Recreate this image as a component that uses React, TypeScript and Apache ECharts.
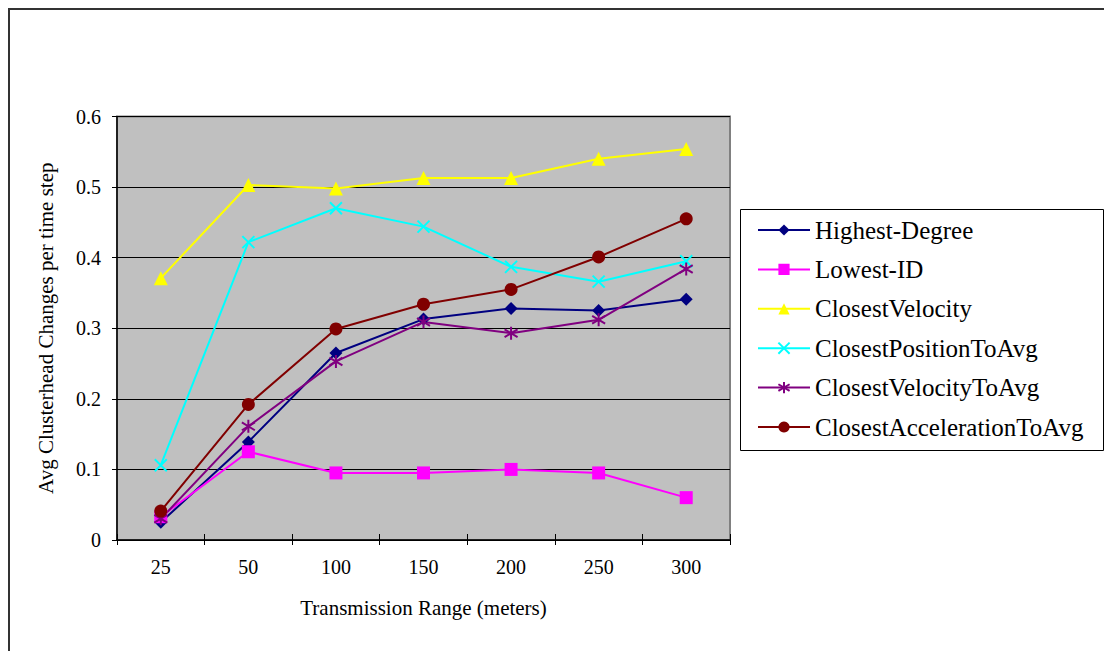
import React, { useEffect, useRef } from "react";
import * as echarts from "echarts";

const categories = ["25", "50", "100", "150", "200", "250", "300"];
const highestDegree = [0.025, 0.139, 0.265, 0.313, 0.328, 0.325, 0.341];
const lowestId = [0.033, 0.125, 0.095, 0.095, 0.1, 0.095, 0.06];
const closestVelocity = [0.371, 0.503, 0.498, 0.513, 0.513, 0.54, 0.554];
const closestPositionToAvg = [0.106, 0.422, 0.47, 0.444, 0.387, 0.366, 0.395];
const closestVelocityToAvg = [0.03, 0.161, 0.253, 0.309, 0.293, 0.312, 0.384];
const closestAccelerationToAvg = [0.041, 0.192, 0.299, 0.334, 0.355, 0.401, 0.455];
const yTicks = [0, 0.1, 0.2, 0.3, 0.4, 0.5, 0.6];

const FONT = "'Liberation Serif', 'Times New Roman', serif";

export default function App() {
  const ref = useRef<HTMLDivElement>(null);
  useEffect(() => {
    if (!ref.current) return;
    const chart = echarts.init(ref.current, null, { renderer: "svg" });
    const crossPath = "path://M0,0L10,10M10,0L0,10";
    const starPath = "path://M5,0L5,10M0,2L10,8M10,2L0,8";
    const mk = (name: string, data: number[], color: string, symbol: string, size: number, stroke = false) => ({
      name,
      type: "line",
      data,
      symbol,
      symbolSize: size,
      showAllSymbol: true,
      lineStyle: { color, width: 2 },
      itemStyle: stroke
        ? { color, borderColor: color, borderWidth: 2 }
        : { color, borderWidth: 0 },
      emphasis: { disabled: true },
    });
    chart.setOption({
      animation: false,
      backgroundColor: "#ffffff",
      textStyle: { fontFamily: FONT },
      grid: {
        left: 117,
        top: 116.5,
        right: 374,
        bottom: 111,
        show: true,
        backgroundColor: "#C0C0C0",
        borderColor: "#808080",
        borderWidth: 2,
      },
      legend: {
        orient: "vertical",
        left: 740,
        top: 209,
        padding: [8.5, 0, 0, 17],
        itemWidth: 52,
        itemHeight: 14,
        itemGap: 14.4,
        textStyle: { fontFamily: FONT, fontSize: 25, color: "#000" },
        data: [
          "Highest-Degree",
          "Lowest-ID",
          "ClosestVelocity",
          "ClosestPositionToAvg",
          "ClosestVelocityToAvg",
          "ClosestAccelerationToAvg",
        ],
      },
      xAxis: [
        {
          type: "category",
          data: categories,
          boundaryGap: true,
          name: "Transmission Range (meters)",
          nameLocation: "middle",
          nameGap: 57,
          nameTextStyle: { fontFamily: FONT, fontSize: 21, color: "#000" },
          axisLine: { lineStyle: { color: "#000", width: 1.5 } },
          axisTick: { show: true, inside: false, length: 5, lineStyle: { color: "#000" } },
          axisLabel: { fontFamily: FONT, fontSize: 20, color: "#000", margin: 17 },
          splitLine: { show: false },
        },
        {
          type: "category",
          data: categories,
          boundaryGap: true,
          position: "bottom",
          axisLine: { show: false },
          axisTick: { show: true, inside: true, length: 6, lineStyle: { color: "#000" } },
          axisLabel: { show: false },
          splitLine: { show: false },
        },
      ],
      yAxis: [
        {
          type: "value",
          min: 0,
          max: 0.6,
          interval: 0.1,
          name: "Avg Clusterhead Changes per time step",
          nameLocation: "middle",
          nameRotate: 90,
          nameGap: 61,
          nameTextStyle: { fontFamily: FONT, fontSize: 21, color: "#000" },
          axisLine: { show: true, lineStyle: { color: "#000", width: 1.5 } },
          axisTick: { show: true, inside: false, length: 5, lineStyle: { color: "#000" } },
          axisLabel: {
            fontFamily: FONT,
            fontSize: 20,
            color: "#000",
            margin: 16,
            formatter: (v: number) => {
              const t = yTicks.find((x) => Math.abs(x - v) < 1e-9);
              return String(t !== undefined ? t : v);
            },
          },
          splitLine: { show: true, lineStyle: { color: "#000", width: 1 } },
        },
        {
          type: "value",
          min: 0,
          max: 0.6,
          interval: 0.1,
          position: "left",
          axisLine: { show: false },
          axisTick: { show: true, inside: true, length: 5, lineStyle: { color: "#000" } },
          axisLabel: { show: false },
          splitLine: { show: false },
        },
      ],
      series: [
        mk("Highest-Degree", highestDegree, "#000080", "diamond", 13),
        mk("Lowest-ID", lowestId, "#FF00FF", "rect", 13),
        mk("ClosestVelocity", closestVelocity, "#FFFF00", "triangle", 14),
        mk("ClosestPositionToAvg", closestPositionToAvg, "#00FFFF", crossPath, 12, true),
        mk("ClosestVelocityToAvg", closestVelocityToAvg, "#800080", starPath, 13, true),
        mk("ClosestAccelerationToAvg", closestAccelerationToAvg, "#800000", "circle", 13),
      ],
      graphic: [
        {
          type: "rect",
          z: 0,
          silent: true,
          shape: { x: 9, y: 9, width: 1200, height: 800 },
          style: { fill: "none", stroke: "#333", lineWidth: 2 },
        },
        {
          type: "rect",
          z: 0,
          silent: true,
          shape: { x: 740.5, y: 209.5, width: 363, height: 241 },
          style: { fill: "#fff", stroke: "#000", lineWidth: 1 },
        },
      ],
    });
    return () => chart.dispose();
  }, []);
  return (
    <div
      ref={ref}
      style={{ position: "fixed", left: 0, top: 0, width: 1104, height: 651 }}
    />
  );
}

:::::

> [What to work on]: Starting at the top of the listing above, please restate word for word each line up to and including the one that holds "import * as", omitting every image.

> [Answer to this problem]:
Recreate this image as a component that uses React, TypeScript and Apache ECharts.
import React, { useEffect, useRef } from "react";
import * as echarts from "echarts";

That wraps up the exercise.